> _GIVEN INSTRUCTION_: Find the number of lines below in which the word "with" appears, and write that number only.
____________
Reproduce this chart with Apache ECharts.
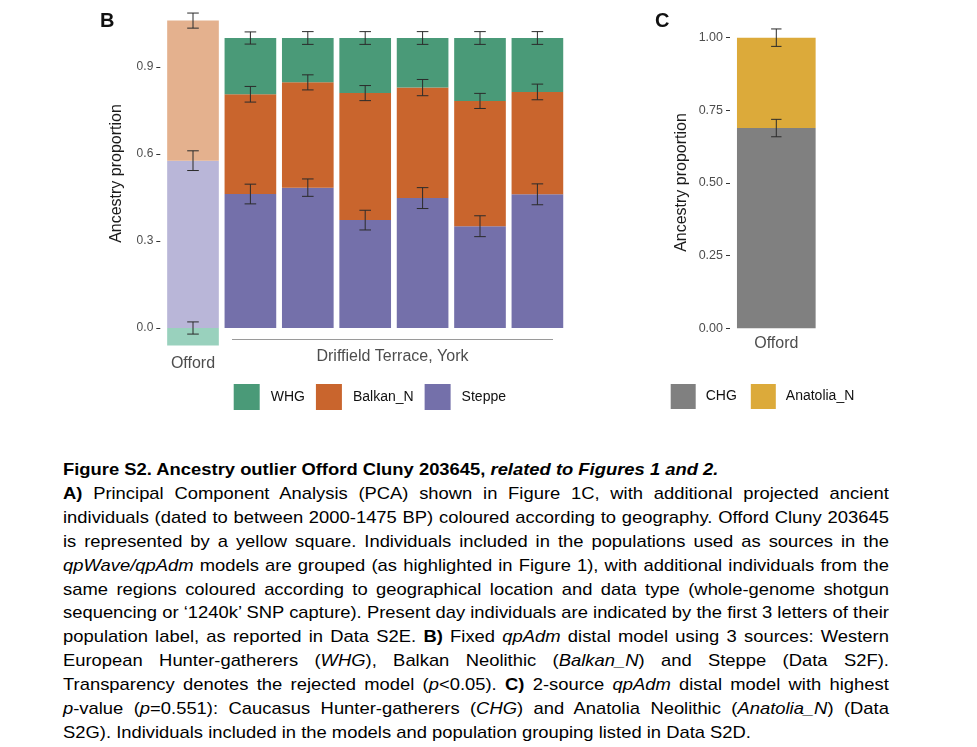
<!DOCTYPE html>
<html lang="en" style="height: 100%">

<head>
    <meta charset="utf-8">
    <style>
        body { margin: 0; background: #ffffff; font-family: "Liberation Sans", Arial, sans-serif; }
        #container { position: absolute; left: 0; top: 0; width: 977px; height: 440px; }
        /* the source caption is set a little wide, so stretch it horizontally */
        #caption { position: absolute; left: 63px; top: 458px; width: 727px; font-size: 16.2px; line-height: 23.9px; color: #000;
                   transform: scaleX(1.136); transform-origin: 0 0; }
        #caption div { white-space: nowrap; text-align: justify; text-align-last: justify; }
        #caption div.left { text-align: left; text-align-last: left; }
    </style>
</head>

<body>
    <div id="container"></div>
    <div id="caption">
        <div class="left"><b>Figure S2. Ancestry outlier Offord Cluny 203645, <i>related to Figures 1 and 2.</i></b></div>
        <div><b>A)</b> Principal Component Analysis (PCA) shown in Figure 1C, with additional projected ancient</div>
        <div>individuals (dated to between 2000-1475 BP) coloured according to geography. Offord Cluny 203645</div>
        <div>is represented by a yellow square. Individuals included in the populations used as sources in the</div>
        <div><i>qpWave/qpAdm</i> models are grouped (as highlighted in Figure 1), with additional individuals from the</div>
        <div>same regions coloured according to geographical location and data type (whole-genome shotgun</div>
        <div>sequencing or ‘1240k’ SNP capture). Present day individuals are indicated by the first 3 letters of their</div>
        <div>population label, as reported in Data S2E. <b>B)</b> Fixed <i>qpAdm</i> distal model using 3 sources: Western</div>
        <div>European Hunter-gatherers (<i>WHG</i>), Balkan Neolithic (<i>Balkan_N</i>) and Steppe (Data S2F).</div>
        <div>Transparency denotes the rejected model (<i>p</i>&lt;0.05). <b>C)</b> 2-source <i>qpAdm</i> distal model with highest</div>
        <div><i>p</i>-value (<i>p</i>=0.551): Caucasus Hunter-gatherers (<i>CHG</i>) and Anatolia Neolithic (<i>Anatolia_N</i>) (Data</div>
        <div class="left">S2G). Individuals included in the models and population grouping listed in Data S2D.</div>
    </div>

    <script type="text/javascript" src="https://cdn.jsdelivr.net/npm/echarts@6.0.0/dist/echarts.min.js"></script>
    <script type="text/javascript">
        // panel B: 3-source model
        var categoriesB = ['Offord', 'Driffield 1', 'Driffield 2', 'Driffield 3', 'Driffield 4', 'Driffield 5', 'Driffield 6'];
        var steppe = [0.577, 0.462, 0.484, 0.372, 0.448, 0.351, 0.461];
        var balkanN = [0.483, 0.344, 0.363, 0.438, 0.381, 0.432, 0.353];
        var whg = [-0.060, 0.194, 0.153, 0.190, 0.171, 0.217, 0.186];
        var steppeErr = [0.034, 0.034, 0.030, 0.034, 0.036, 0.036, 0.036];
        var balkanErr = [0.026, 0.027, 0.026, 0.026, 0.028, 0.026, 0.027];
        var whgErr = [0.021, 0.021, 0.022, 0.022, 0.022, 0.022, 0.022];
        var rejected = [true, false, false, false, false, false, false];
        var ticksB = [0, 0.3, 0.6, 0.9];

        // panel C: 2-source model
        var categoriesC = ['Offord'];
        var chg = [0.689];
        var anatoliaN = [0.311];
        var chgErr = [0.030];
        var anatoliaErr = [0.030];
        var ticksC = [0, 0.25, 0.5, 0.75, 1];

        var colors = {
            WHG: ['#4a9a78', '#99d1bd'],
            Balkan_N: ['#c9652d', '#e4b18e'],
            Steppe: ['#7470aa', '#b9b6d8'],
            CHG: '#808080',
            Anatolia_N: '#dcaa3a'
        };

        var dom = document.getElementById('container');
        var myChart = echarts.init(dom, null, { renderer: 'canvas' });

        function barData(values, name) {
            return values.map(function (v, i) {
                return { value: v, itemStyle: { color: colors[name][rejected[i] ? 1 : 0] } };
            });
        }

        // error bar sits on the upper edge of each segment
        var errB = [];
        categoriesB.forEach(function (c, i) {
            var pos = 0;
            [[steppe, steppeErr], [balkanN, balkanErr], [whg, whgErr]].forEach(function (s) {
                var v = s[0][i], e = s[1][i], edge;
                if (v >= 0) { pos += v; edge = pos; } else { edge = 0; }
                errB.push([i, edge - e, edge + e]);
            });
        });
        var errC = [];
        categoriesC.forEach(function (c, i) {
            var top1 = chg[i], top2 = chg[i] + anatoliaN[i];
            errC.push([i, top1 - chgErr[i], top1 + chgErr[i]]);
            errC.push([i, top2 - anatoliaErr[i], top2 + anatoliaErr[i]]);
        });

        function errRender(cap) {
            return function (params, api) {
                var lo = api.coord([api.value(0), api.value(1)]);
                var hi = api.coord([api.value(0), api.value(2)]);
                var st = { stroke: '#2b2b2b', lineWidth: 1 };
                return {
                    type: 'group',
                    children: [
                        { type: 'line', shape: { x1: lo[0], y1: lo[1], x2: hi[0], y2: hi[1] }, style: st },
                        { type: 'line', shape: { x1: lo[0] - cap, y1: lo[1], x2: lo[0] + cap, y2: lo[1] }, style: st },
                        { type: 'line', shape: { x1: hi[0] - cap, y1: hi[1], x2: hi[0] + cap, y2: hi[1] }, style: st }
                    ]
                };
            };
        }

        var labelGray = '#4d4d4d';
        var yAxisCommon = {
            type: 'value',
            splitLine: { show: false },
            axisLine: { show: false },
            axisTick: { show: true, length: 4, lineStyle: { color: '#333333' } },
            axisLabel: { color: labelGray, fontSize: 12, margin: 7, fontFamily: 'Liberation Sans' }
        };

        var option = {
            animation: false,
            textStyle: { fontFamily: 'Liberation Sans' },
            grid: [
                { left: 164.3, width: 401.8, top: 9, height: 342.2 },
                { left: 732.6, width: 87.4, top: 8.6, height: 319.7 }
            ],
            xAxis: [{
                type: 'category', gridIndex: 0, data: categoriesB,
                axisLine: { show: false }, axisTick: { show: false },
                axisLabel: {
                    color: labelGray, fontSize: 16, margin: 4,
                    formatter: function (v, i) { return i === 0 ? v : ''; }
                }
            }, {
                type: 'category', gridIndex: 1, data: categoriesC,
                axisLine: { show: false }, axisTick: { show: false },
                axisLabel: { color: labelGray, fontSize: 16, margin: 7 }
            }],
            yAxis: [
                Object.assign({}, yAxisCommon, {
                    gridIndex: 0, min: -0.08, max: 1.1, offset: 4,
                    axisTick: Object.assign({}, yAxisCommon.axisTick, { customValues: ticksB }),
                    axisLabel: Object.assign({}, yAxisCommon.axisLabel, {
                        customValues: ticksB,
                        formatter: function (v) { return v.toFixed(1); }
                    })
                }),
                Object.assign({}, yAxisCommon, {
                    gridIndex: 1, min: 0, max: 1.1, offset: 2.6,
                    axisTick: Object.assign({}, yAxisCommon.axisTick, { customValues: ticksC }),
                    axisLabel: Object.assign({}, yAxisCommon.axisLabel, {
                        fontSize: 12.5,
                        customValues: ticksC,
                        formatter: function (v) { return v.toFixed(2); }
                    })
                })
            ],
            legend: [{
                data: ['WHG', 'Balkan_N', 'Steppe'],
                left: 233.7, top: 384, padding: 0, itemWidth: 26, itemHeight: 26, itemGap: 11,
                icon: 'rect', selectedMode: false,
                textStyle: { fontSize: 14, color: '#111', padding: [0, 0, 0, 6] }
            }, {
                data: ['CHG', 'Anatolia_N'],
                left: 670.7, top: 384, padding: 0, itemWidth: 25, itemHeight: 25, itemGap: 14,
                icon: 'rect', selectedMode: false,
                textStyle: { fontSize: 14, color: '#111', padding: [0, 0, 0, 5] }
            }],
            series: [
                { name: 'Steppe', type: 'bar', stack: 'b', xAxisIndex: 0, yAxisIndex: 0, barWidth: '90%',
                  itemStyle: { color: colors.Steppe[0] }, data: barData(steppe, 'Steppe') },
                { name: 'Balkan_N', type: 'bar', stack: 'b', xAxisIndex: 0, yAxisIndex: 0, barWidth: '90%',
                  itemStyle: { color: colors.Balkan_N[0] }, data: barData(balkanN, 'Balkan_N') },
                { name: 'WHG', type: 'bar', stack: 'b', xAxisIndex: 0, yAxisIndex: 0, barWidth: '90%',
                  itemStyle: { color: colors.WHG[0] }, data: barData(whg, 'WHG') },
                { type: 'custom', xAxisIndex: 0, yAxisIndex: 0, renderItem: errRender(5.8), data: errB, z: 5 },
                { name: 'CHG', type: 'bar', stack: 'c', xAxisIndex: 1, yAxisIndex: 1, barWidth: '90%',
                  itemStyle: { color: colors.CHG }, data: chg },
                { name: 'Anatolia_N', type: 'bar', stack: 'c', xAxisIndex: 1, yAxisIndex: 1, barWidth: '90%',
                  itemStyle: { color: colors.Anatolia_N }, data: anatoliaN },
                { type: 'custom', xAxisIndex: 1, yAxisIndex: 1, renderItem: errRender(5.2), data: errC, z: 5 }
            ],
            graphic: [
                { type: 'text', left: 100, top: 11, style: { text: 'B', fontSize: 20, fontWeight: 'bold', fill: '#111' } },
                { type: 'text', left: 655, top: 11, style: { text: 'C', fontSize: 20, fontWeight: 'bold', fill: '#111' } },
                { type: 'text', x: 116.5, y: 173.5, rotation: Math.PI / 2,
                  style: { text: 'Ancestry proportion', fontSize: 16, fill: '#1a1a1a', align: 'center', verticalAlign: 'middle' } },
                { type: 'text', x: 681.7, y: 182.5, rotation: Math.PI / 2,
                  style: { text: 'Ancestry proportion', fontSize: 16, fill: '#1a1a1a', align: 'center', verticalAlign: 'middle' } },
                { type: 'line', shape: { x1: 232, y1: 339.5, x2: 553, y2: 339.5 }, style: { stroke: '#9a9a9a', lineWidth: 1 } },
                { type: 'text', x: 392.5, y: 357, style: { text: 'Driffield Terrace, York', fontSize: 16, fill: labelGray, align: 'center', verticalAlign: 'middle' } }
            ]
        };

        myChart.setOption(option);
        window.addEventListener('resize', myChart.resize);
    </script>
</body>

</html>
____________
> _COMPLETE OUTPUT_: 4